[EXERCISE INSTRUCTIONS]
Repeat verbatim the lines from the one containing "What Plotly code" to the one containing "return (B - yp) / (B - T)", ends included, minus any pictures.

[THE INPUT]
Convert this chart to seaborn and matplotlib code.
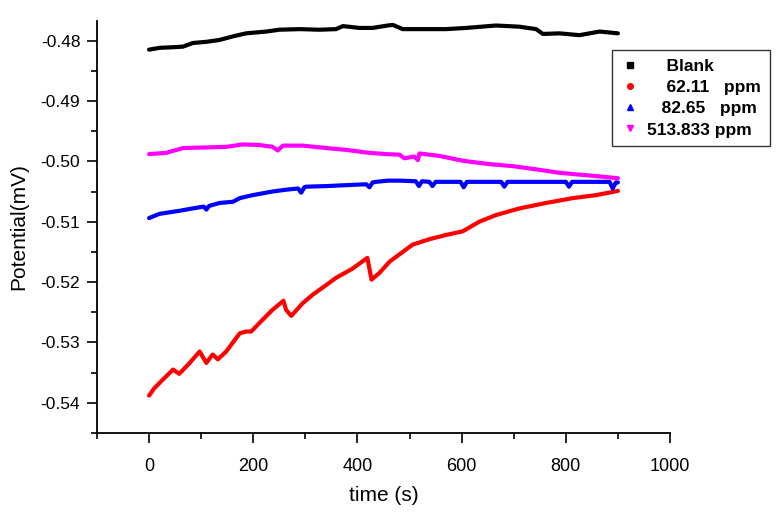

--

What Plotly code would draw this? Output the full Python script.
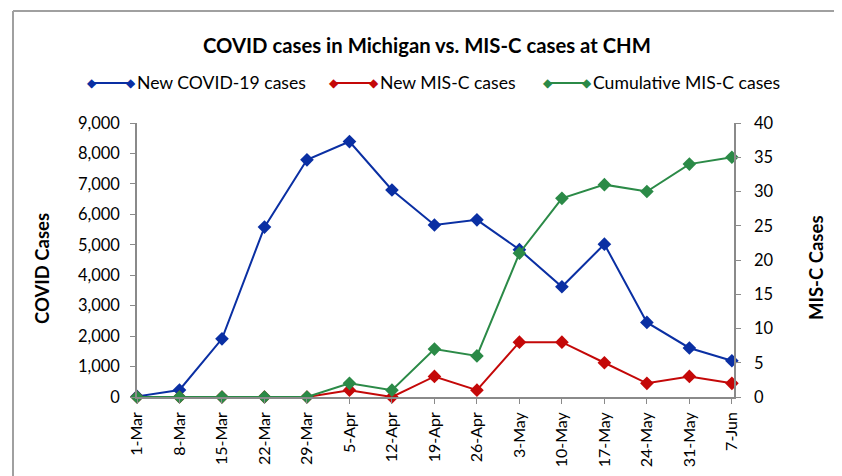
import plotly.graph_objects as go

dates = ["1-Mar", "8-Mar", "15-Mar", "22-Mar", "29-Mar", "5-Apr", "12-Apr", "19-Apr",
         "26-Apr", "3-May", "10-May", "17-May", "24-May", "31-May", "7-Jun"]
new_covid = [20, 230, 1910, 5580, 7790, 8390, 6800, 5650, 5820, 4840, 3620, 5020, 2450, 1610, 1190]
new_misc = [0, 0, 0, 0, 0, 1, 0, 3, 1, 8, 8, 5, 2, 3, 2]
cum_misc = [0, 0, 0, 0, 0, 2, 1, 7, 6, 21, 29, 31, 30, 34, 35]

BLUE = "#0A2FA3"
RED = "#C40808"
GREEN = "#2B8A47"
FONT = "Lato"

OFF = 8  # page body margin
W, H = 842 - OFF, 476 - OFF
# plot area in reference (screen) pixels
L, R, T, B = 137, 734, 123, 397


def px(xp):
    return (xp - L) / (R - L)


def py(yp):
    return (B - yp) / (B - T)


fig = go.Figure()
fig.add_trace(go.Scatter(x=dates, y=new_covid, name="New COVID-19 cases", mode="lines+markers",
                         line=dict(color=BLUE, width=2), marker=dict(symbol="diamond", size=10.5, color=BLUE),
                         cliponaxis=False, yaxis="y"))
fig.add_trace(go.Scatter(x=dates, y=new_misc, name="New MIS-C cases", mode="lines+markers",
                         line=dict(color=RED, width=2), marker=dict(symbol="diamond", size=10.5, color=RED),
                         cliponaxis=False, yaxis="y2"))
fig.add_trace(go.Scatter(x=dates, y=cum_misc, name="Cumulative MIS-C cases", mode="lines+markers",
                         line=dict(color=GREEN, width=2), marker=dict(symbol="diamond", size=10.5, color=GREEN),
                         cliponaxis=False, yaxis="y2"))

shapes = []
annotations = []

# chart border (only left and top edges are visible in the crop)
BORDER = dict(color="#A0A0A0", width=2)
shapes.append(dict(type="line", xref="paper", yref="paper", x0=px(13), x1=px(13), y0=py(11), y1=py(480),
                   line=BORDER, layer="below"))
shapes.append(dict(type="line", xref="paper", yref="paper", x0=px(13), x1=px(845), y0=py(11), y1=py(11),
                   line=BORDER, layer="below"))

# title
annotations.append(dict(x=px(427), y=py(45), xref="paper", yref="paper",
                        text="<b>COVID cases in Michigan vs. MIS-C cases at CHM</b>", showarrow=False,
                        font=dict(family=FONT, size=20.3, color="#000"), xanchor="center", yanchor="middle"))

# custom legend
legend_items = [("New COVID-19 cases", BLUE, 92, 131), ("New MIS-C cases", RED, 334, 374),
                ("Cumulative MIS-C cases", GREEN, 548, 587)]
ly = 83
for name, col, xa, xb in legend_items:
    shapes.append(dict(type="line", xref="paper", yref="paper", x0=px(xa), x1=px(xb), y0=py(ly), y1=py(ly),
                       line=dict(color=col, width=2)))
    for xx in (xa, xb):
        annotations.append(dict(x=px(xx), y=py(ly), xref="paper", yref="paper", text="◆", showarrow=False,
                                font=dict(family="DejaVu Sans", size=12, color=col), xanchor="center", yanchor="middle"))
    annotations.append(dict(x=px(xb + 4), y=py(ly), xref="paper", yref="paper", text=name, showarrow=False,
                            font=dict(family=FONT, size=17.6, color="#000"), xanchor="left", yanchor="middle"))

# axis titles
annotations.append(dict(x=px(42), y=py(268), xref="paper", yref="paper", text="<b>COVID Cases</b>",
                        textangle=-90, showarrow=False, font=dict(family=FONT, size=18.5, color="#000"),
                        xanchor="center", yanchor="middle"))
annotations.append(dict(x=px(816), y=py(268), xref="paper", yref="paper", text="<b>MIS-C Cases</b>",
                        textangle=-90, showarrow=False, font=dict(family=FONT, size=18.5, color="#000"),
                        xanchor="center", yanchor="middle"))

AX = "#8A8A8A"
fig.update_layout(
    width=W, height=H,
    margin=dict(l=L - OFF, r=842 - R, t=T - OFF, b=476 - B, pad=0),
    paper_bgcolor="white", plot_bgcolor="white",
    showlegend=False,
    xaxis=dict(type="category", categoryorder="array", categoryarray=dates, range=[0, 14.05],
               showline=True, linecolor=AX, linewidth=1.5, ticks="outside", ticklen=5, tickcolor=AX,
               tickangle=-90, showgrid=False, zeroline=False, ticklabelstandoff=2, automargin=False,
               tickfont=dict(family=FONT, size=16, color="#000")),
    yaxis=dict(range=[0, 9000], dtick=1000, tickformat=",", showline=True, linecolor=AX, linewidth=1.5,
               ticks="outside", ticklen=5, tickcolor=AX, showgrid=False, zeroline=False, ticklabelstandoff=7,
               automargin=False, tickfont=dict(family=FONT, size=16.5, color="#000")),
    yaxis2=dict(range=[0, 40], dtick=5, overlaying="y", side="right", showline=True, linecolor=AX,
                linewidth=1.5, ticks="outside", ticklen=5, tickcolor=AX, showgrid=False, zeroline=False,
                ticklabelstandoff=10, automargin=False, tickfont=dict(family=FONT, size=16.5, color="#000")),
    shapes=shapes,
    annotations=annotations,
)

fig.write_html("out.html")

[EXERCISE OUTPUT]
What Plotly code would draw this? Output the full Python script.
import plotly.graph_objects as go

dates = ["1-Mar", "8-Mar", "15-Mar", "22-Mar", "29-Mar", "5-Apr", "12-Apr", "19-Apr",
         "26-Apr", "3-May", "10-May", "17-May", "24-May", "31-May", "7-Jun"]
new_covid = [20, 230, 1910, 5580, 7790, 8390, 6800, 5650, 5820, 4840, 3620, 5020, 2450, 1610, 1190]
new_misc = [0, 0, 0, 0, 0, 1, 0, 3, 1, 8, 8, 5, 2, 3, 2]
cum_misc = [0, 0, 0, 0, 0, 2, 1, 7, 6, 21, 29, 31, 30, 34, 35]

BLUE = "#0A2FA3"
RED = "#C40808"
GREEN = "#2B8A47"
FONT = "Lato"

OFF = 8  # page body margin
W, H = 842 - OFF, 476 - OFF
# plot area in reference (screen) pixels
L, R, T, B = 137, 734, 123, 397


def px(xp):
    return (xp - L) / (R - L)


def py(yp):
    return (B - yp) / (B - T)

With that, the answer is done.